Work to do: Working from the top of the listing below, retype each line through the line containing "ax = fig.add_axes([0.125, 0.114, 0.851, 0.850])", both included, with no pictures.

Extracted information:
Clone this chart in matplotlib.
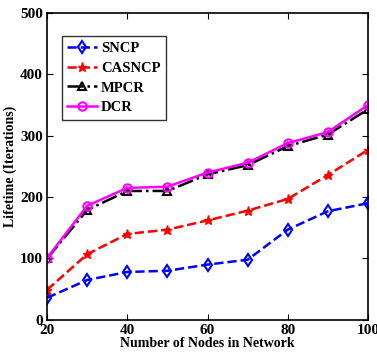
import matplotlib
matplotlib.use("Agg")
import matplotlib.pyplot as plt

plt.rcParams['font.family'] = ['Liberation Serif', 'DejaVu Serif']
plt.rcParams['font.weight'] = 'bold'

nodes = [20, 30, 40, 50, 60, 70, 80, 90, 100]
sncp = [36, 65, 78, 80, 90, 98, 147, 177, 190]
casncp = [49, 107, 140, 147, 162, 178, 197, 236, 277]
mpcr = [100, 179, 210, 210, 237, 252, 283, 302, 343]
dcr = [101, 186, 215, 217, 240, 256, 288, 306, 350]

x_ticks = [20, 40, 60, 80, 100]
y_ticks = [0, 100, 200, 300, 400, 500]

fig = plt.figure(figsize=(3.77, 3.61), dpi=100)
ax = fig.add_axes([0.125, 0.114, 0.851, 0.850])

ax.plot(nodes, sncp, color='blue', linestyle='--', linewidth=1.8, marker='d',
        markersize=6.5, markerfacecolor='none', markeredgewidth=1.5, label='SNCP')
ax.plot(nodes, casncp, color='red', linestyle='--', linewidth=1.8, marker='*',
        markersize=6.5, markerfacecolor='red', label='CASNCP')
ax.plot(nodes, mpcr, color='black', linestyle='-.', linewidth=1.8, marker='^',
        markersize=6, markerfacecolor='none', markeredgewidth=1.5, label='MPCR')
ax.plot(nodes, dcr, color='magenta', linestyle='-', linewidth=1.8, marker='o',
        markersize=6, markerfacecolor='none', markeredgewidth=1.5, label='DCR')

ax.set_xlim(20, 100)
ax.set_ylim(0, 500)
ax.set_xticks(x_ticks)
ax.set_yticks(y_ticks)
ax.tick_params(direction='in', top=True, right=True, labelsize=11, length=4, pad=3)
for lab in ax.get_xticklabels() + ax.get_yticklabels():
    lab.set_fontweight('bold')
for s in ax.spines.values():
    s.set_linewidth(1.2)

ax.set_xlabel('Number of Nodes in Network', fontsize=10, fontweight='bold', labelpad=0)
ax.set_ylabel('Lifetime (Iterations)', fontsize=10, fontweight='bold', labelpad=2)

leg = ax.legend(loc='upper left', bbox_to_anchor=(0.045, 0.925), fontsize=10.5,
                frameon=True, fancybox=False, edgecolor='black', handlelength=2.0,
                borderpad=0.4, labelspacing=0.45, handletextpad=0.3, borderaxespad=0)
leg.get_frame().set_linewidth(1.0)
for t in leg.get_texts():
    t.set_fontweight('bold')

fig.savefig('out.png', dpi=100)
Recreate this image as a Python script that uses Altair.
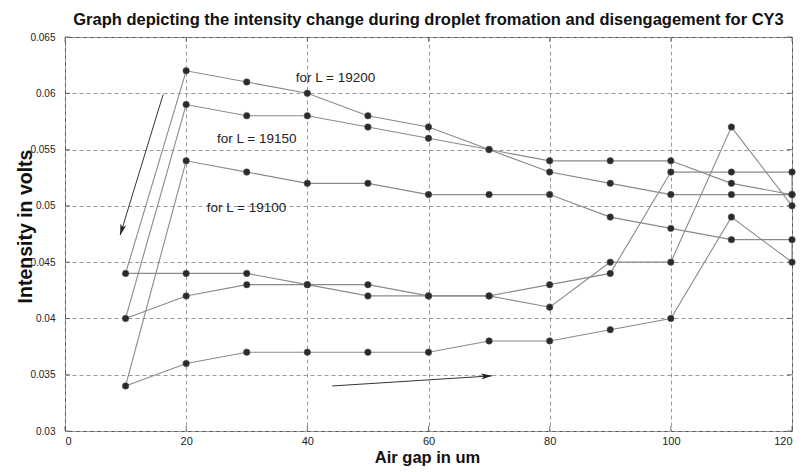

Output of the task:
Clone this chart in matplotlib.
import matplotlib
matplotlib.use("Agg")
import matplotlib.pyplot as plt

plt.rcParams['font.family'] = ['Liberation Serif', 'DejaVu Serif']
plt.rcParams['font.weight'] = 'bold'

nodes = [20, 30, 40, 50, 60, 70, 80, 90, 100]
sncp = [36, 65, 78, 80, 90, 98, 147, 177, 190]
casncp = [49, 107, 140, 147, 162, 178, 197, 236, 277]
mpcr = [100, 179, 210, 210, 237, 252, 283, 302, 343]
dcr = [101, 186, 215, 217, 240, 256, 288, 306, 350]

x_ticks = [20, 40, 60, 80, 100]
y_ticks = [0, 100, 200, 300, 400, 500]

fig = plt.figure(figsize=(3.77, 3.61), dpi=100)
ax = fig.add_axes([0.125, 0.114, 0.851, 0.850])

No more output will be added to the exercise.